Cosa serve? Una lista di riforme così amplia che non possiamo riassumerla qui. La Covisoc aspetta da vent’anni che i requisiti siano resi più stringenti. Non solo: devono essere sostanziali. Bisogna scendere nel profondo, non ci si può fermare alla forma: una fideiussione, magari recuperata in extremis, non dice nulla sulla solidità di una società, sul futuro che può avere o non avere. Servono controlli economici più stringenti, serve un sistema che premi chi fa bene e punisca chi sbaglia. Serve, e torniamo a casi caldi di questa estate, ma non solo, sapere chi entra in società. Chi ci mette la faccia, e chi ci mette i soldi. E che l'una e gli altri siano puliti. In Premier League, per fare un esempio anche estremo ma giusto, stavano impedendo a Massimo Cellino di acquistare il Leeds per una vicenda di evasione fiscale per cui poi è stato assolto.
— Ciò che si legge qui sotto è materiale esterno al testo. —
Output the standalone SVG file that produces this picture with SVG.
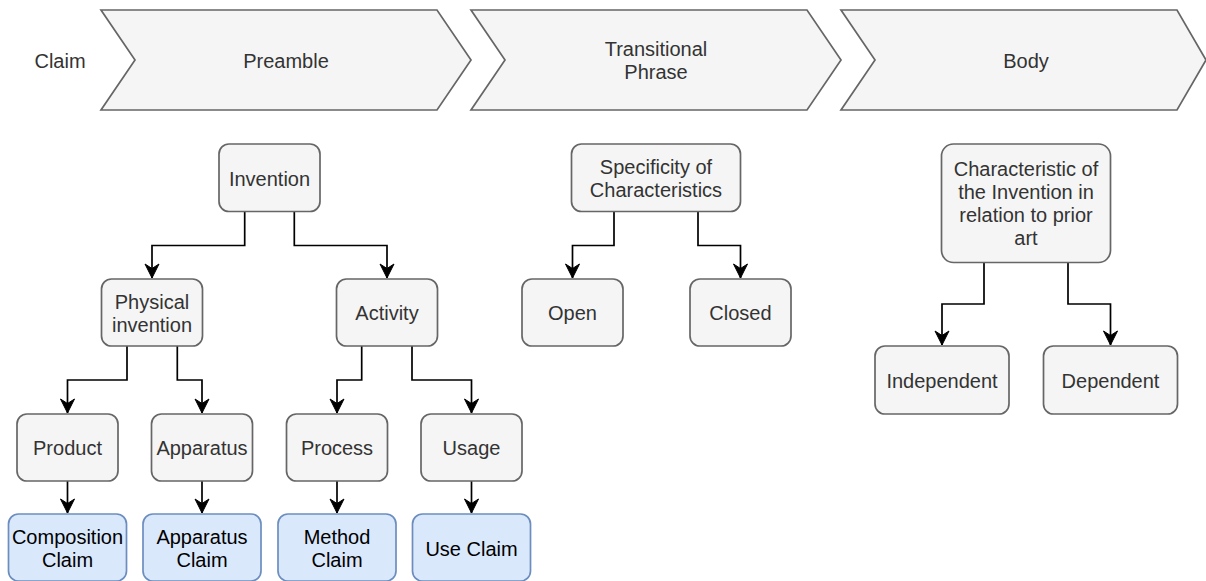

Serve dare maggiore potere a chi controlla, a livello economico e non solo. Serve, ancora una volta, maggiore solidarietà di sistema. Serve ripensare ad alcune riforme recenti: quella della C, con la sparizione della C2, è stata un fiasco non solo di nome (dove per fortuna si è tornati al passato) ma anche di fatto. Serve anche una riduzione delle squadre? Forse sì, ma purtroppo quella è fisiologica.